__The exercise__: Transcribe all of the material below word for word and leave out its pictures.
<<<<
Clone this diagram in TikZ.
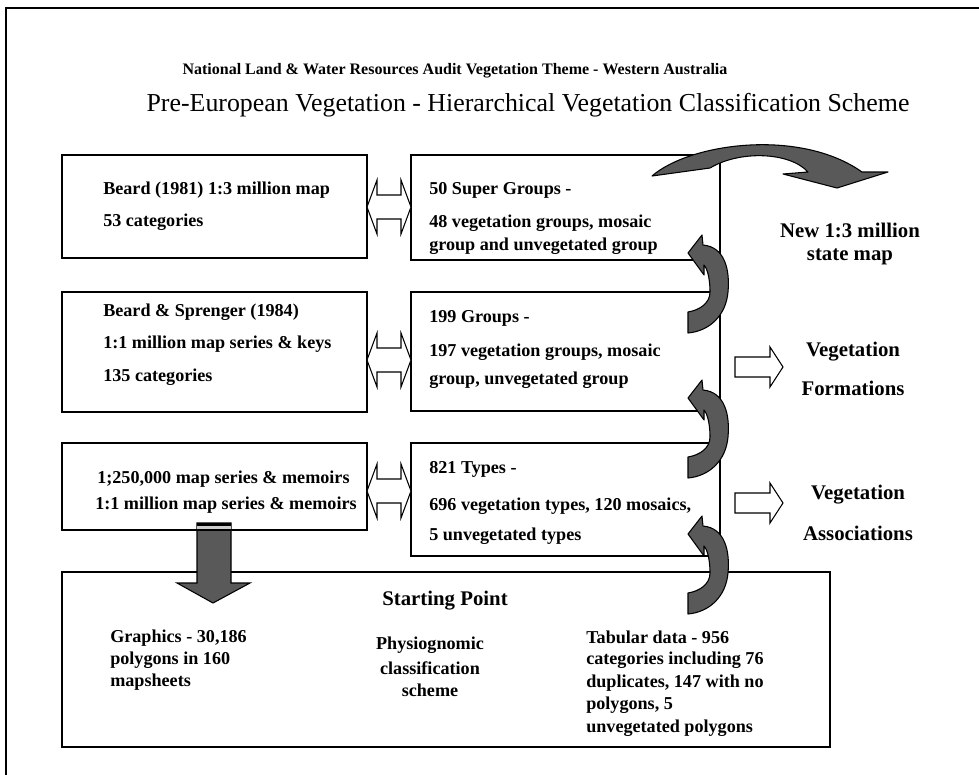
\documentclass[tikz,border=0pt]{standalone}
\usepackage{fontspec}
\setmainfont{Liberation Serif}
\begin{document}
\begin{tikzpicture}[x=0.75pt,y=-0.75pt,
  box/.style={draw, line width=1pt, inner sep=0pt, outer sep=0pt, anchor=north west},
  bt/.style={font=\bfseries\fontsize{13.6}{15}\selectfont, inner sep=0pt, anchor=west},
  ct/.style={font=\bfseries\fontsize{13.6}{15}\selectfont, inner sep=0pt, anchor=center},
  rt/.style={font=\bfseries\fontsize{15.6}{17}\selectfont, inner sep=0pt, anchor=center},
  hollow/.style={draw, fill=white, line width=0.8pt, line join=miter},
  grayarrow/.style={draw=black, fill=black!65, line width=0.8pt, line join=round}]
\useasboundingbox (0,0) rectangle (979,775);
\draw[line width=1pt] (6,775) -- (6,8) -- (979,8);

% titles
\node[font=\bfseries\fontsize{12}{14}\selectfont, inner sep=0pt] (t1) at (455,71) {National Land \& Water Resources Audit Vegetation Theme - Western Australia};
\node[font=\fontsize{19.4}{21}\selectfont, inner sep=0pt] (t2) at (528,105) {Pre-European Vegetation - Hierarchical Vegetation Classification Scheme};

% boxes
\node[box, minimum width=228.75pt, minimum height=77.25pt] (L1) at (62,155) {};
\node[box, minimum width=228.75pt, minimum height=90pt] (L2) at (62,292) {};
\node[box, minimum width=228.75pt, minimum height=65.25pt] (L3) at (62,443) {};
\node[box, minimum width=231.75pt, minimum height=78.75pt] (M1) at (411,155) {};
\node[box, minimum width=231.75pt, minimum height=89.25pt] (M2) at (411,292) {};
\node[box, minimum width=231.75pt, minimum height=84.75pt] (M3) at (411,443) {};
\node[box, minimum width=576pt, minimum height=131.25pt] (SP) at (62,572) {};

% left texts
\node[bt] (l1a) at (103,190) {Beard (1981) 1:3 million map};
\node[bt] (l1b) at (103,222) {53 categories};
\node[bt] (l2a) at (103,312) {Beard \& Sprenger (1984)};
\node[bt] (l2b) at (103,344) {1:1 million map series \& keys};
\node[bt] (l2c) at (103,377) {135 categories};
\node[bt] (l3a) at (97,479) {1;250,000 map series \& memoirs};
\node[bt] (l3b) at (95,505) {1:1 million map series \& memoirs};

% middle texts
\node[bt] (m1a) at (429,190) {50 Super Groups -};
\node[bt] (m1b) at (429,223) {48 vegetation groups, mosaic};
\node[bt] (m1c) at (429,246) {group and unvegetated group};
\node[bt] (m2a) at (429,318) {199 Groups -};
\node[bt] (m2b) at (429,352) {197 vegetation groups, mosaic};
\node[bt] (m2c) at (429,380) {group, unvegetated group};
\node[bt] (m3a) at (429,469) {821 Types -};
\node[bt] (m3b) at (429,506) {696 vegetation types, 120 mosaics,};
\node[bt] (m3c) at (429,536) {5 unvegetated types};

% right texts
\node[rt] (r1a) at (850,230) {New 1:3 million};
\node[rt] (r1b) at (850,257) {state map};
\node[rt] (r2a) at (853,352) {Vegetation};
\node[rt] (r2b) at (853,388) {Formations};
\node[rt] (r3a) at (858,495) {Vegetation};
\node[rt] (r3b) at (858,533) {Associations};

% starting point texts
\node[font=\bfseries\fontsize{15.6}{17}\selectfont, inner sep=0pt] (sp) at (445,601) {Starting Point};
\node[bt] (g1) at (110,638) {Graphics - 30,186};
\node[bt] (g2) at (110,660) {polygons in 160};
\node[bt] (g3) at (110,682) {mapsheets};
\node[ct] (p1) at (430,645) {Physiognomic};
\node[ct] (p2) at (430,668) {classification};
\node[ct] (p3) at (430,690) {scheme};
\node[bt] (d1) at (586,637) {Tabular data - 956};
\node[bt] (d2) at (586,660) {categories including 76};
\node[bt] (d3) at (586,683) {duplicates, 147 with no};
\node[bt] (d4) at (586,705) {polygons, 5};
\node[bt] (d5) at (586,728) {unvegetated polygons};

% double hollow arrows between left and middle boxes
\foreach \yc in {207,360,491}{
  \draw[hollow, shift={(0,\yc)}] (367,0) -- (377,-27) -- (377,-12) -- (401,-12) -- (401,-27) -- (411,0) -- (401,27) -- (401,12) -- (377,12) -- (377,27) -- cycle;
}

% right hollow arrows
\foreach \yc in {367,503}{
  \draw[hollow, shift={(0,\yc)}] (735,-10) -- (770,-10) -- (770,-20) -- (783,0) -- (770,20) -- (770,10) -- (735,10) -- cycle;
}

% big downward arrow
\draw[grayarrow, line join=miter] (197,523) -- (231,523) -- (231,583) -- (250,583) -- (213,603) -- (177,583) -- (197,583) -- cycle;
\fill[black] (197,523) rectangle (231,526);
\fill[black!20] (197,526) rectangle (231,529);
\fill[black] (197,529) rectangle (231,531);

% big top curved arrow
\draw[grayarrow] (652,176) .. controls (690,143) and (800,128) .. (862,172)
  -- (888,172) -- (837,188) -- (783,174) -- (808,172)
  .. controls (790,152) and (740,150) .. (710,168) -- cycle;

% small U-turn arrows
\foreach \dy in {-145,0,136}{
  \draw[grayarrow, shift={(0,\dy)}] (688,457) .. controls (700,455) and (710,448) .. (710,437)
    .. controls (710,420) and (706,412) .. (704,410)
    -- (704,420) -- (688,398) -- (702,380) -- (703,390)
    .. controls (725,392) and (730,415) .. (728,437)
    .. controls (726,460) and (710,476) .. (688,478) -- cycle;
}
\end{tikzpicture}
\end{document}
>>>>
__Task output__:
Clone this diagram in TikZ.
\documentclass[tikz,border=0pt]{standalone}
\usepackage{fontspec}
\setmainfont{Liberation Serif}
\begin{document}
\begin{tikzpicture}[x=0.75pt,y=-0.75pt,
  box/.style={draw, line width=1pt, inner sep=0pt, outer sep=0pt, anchor=north west},
  bt/.style={font=\bfseries\fontsize{13.6}{15}\selectfont, inner sep=0pt, anchor=west},
  ct/.style={font=\bfseries\fontsize{13.6}{15}\selectfont, inner sep=0pt, anchor=center},
  rt/.style={font=\bfseries\fontsize{15.6}{17}\selectfont, inner sep=0pt, anchor=center},
  hollow/.style={draw, fill=white, line width=0.8pt, line join=miter},
  grayarrow/.style={draw=black, fill=black!65, line width=0.8pt, line join=round}]
\useasboundingbox (0,0) rectangle (979,775);
\draw[line width=1pt] (6,775) -- (6,8) -- (979,8);

% titles
\node[font=\bfseries\fontsize{12}{14}\selectfont, inner sep=0pt] (t1) at (455,71) {National Land \& Water Resources Audit Vegetation Theme - Western Australia};
\node[font=\fontsize{19.4}{21}\selectfont, inner sep=0pt] (t2) at (528,105) {Pre-European Vegetation - Hierarchical Vegetation Classification Scheme};

% boxes
\node[box, minimum width=228.75pt, minimum height=77.25pt] (L1) at (62,155) {};
\node[box, minimum width=228.75pt, minimum height=90pt] (L2) at (62,292) {};
\node[box, minimum width=228.75pt, minimum height=65.25pt] (L3) at (62,443) {};
\node[box, minimum width=231.75pt, minimum height=78.75pt] (M1) at (411,155) {};
\node[box, minimum width=231.75pt, minimum height=89.25pt] (M2) at (411,292) {};
\node[box, minimum width=231.75pt, minimum height=84.75pt] (M3) at (411,443) {};
\node[box, minimum width=576pt, minimum height=131.25pt] (SP) at (62,572) {};

% left texts
\node[bt] (l1a) at (103,190) {Beard (1981) 1:3 million map};
\node[bt] (l1b) at (103,222) {53 categories};
\node[bt] (l2a) at (103,312) {Beard \& Sprenger (1984)};
\node[bt] (l2b) at (103,344) {1:1 million map series \& keys};
\node[bt] (l2c) at (103,377) {135 categories};
\node[bt] (l3a) at (97,479) {1;250,000 map series \& memoirs};
\node[bt] (l3b) at (95,505) {1:1 million map series \& memoirs};

% middle texts
\node[bt] (m1a) at (429,190) {50 Super Groups -};
\node[bt] (m1b) at (429,223) {48 vegetation groups, mosaic};
\node[bt] (m1c) at (429,246) {group and unvegetated group};
\node[bt] (m2a) at (429,318) {199 Groups -};
\node[bt] (m2b) at (429,352) {197 vegetation groups, mosaic};
\node[bt] (m2c) at (429,380) {group, unvegetated group};
\node[bt] (m3a) at (429,469) {821 Types -};
\node[bt] (m3b) at (429,506) {696 vegetation types, 120 mosaics,};
\node[bt] (m3c) at (429,536) {5 unvegetated types};

% right texts
\node[rt] (r1a) at (850,230) {New 1:3 million};
\node[rt] (r1b) at (850,257) {state map};
\node[rt] (r2a) at (853,352) {Vegetation};
\node[rt] (r2b) at (853,388) {Formations};
\node[rt] (r3a) at (858,495) {Vegetation};
\node[rt] (r3b) at (858,533) {Associations};

% starting point texts
\node[font=\bfseries\fontsize{15.6}{17}\selectfont, inner sep=0pt] (sp) at (445,601) {Starting Point};
\node[bt] (g1) at (110,638) {Graphics - 30,186};
\node[bt] (g2) at (110,660) {polygons in 160};
\node[bt] (g3) at (110,682) {mapsheets};
\node[ct] (p1) at (430,645) {Physiognomic};
\node[ct] (p2) at (430,668) {classification};
\node[ct] (p3) at (430,690) {scheme};
\node[bt] (d1) at (586,637) {Tabular data - 956};
\node[bt] (d2) at (586,660) {categories including 76};
\node[bt] (d3) at (586,683) {duplicates, 147 with no};
\node[bt] (d4) at (586,705) {polygons, 5};
\node[bt] (d5) at (586,728) {unvegetated polygons};

% double hollow arrows between left and middle boxes
\foreach \yc in {207,360,491}{
  \draw[hollow, shift={(0,\yc)}] (367,0) -- (377,-27) -- (377,-12) -- (401,-12) -- (401,-27) -- (411,0) -- (401,27) -- (401,12) -- (377,12) -- (377,27) -- cycle;
}

% right hollow arrows
\foreach \yc in {367,503}{
  \draw[hollow, shift={(0,\yc)}] (735,-10) -- (770,-10) -- (770,-20) -- (783,0) -- (770,20) -- (770,10) -- (735,10) -- cycle;
}

% big downward arrow
\draw[grayarrow, line join=miter] (197,523) -- (231,523) -- (231,583) -- (250,583) -- (213,603) -- (177,583) -- (197,583) -- cycle;
\fill[black] (197,523) rectangle (231,526);
\fill[black!20] (197,526) rectangle (231,529);
\fill[black] (197,529) rectangle (231,531);

% big top curved arrow
\draw[grayarrow] (652,176) .. controls (690,143) and (800,128) .. (862,172)
  -- (888,172) -- (837,188) -- (783,174) -- (808,172)
  .. controls (790,152) and (740,150) .. (710,168) -- cycle;

% small U-turn arrows
\foreach \dy in {-145,0,136}{
  \draw[grayarrow, shift={(0,\dy)}] (688,457) .. controls (700,455) and (710,448) .. (710,437)
    .. controls (710,420) and (706,412) .. (704,410)
    -- (704,420) -- (688,398) -- (702,380) -- (703,390)
    .. controls (725,392) and (730,415) .. (728,437)
    .. controls (726,460) and (710,476) .. (688,478) -- cycle;
}
\end{tikzpicture}
\end{document}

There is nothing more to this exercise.